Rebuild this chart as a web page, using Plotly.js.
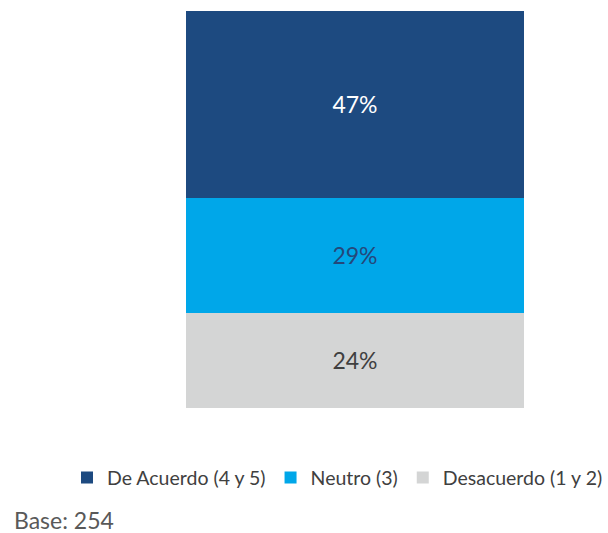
<!DOCTYPE html>
<html>
<head>
<meta charset="utf-8">
<script src="https://cdn.plot.ly/plotly-3.0.1.min.js"></script>
<style>html,body{margin:0;padding:0;background:#fff;}#chart{width:608px;height:533px;}</style>
</head>
<body>
<div id="chart"></div>
<script>
const category = [""];
const seriesNames = ["De Acuerdo (4 y 5)", "Neutro (3)", "Desacuerdo (1 y 2)"];
const deAcuerdo = [47];
const neutro = [29];
const desacuerdo = [24];
const baseText = "Base: 254";

const colors = ["#1d4a80", "#00a7e9", "#d4d5d5"];
const labelColors = ["#ffffff", "#24487a", "#404040"];
const values = [deAcuerdo, neutro, desacuerdo];
const FONT = "Lato, 'Open Sans', sans-serif";

// stack order bottom -> top: Desacuerdo, Neutro, De Acuerdo
const order = [2, 1, 0];
const traces = order.map(i => ({
  type: "bar",
  x: category,
  y: values[i],
  name: seriesNames[i],
  marker: {color: colors[i], line: {width: 0}},
  width: 1,
  text: values[i].map(v => v + "%"),
  textposition: "inside",
  insidetextanchor: "middle",
  textangle: 0,
  textfont: {family: FONT, size: 23, color: labelColors[i]},
  hoverinfo: "skip"
}));

// plot area spans x 186..608; bar (width 1 category) spans 186..524
const plotW = 608 - 186;
const barW = 524 - 186;

const layout = {
  width: 608, height: 533,
  margin: {l: 186, r: 0, t: 11, b: 125},
  barmode: "stack",
  bargap: 0,
  showlegend: true,
  legend: {
    orientation: "h",
    traceorder: "reversed",
    x: -118 / plotW, xanchor: "left",
    y: -0.127, yanchor: "top",
    font: {family: FONT, size: 19.5, color: "#404040"},
    bgcolor: "rgba(0,0,0,0)"
  },
  xaxis: {visible: false, range: [-0.5, -0.5 + plotW / barW], fixedrange: true},
  yaxis: {visible: false, range: [0, 100], fixedrange: true},
  paper_bgcolor: "#ffffff",
  plot_bgcolor: "#ffffff",
  annotations: [{
    text: baseText, xref: "paper", yref: "paper",
    x: -174 / plotW, xanchor: "left", y: -0.283, yanchor: "middle",
    showarrow: false,
    font: {family: FONT, size: 23, color: "#595959"}
  }]
};

Plotly.newPlot("chart", traces, layout, {displayModeBar: false, staticPlot: true});
</script>
</body>
</html>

*Set problem*.
Gather each line from the listing above that holds "chart".

*Solution to this exercise*.
Rebuild this chart as a web page, using Plotly.js.
<style>html,body{margin:0;padding:0;background:#fff;}#chart{width:608px;height:533px;}</style>
<div id="chart"></div>
Plotly.newPlot("chart", traces, layout, {displayModeBar: false, staticPlot: true});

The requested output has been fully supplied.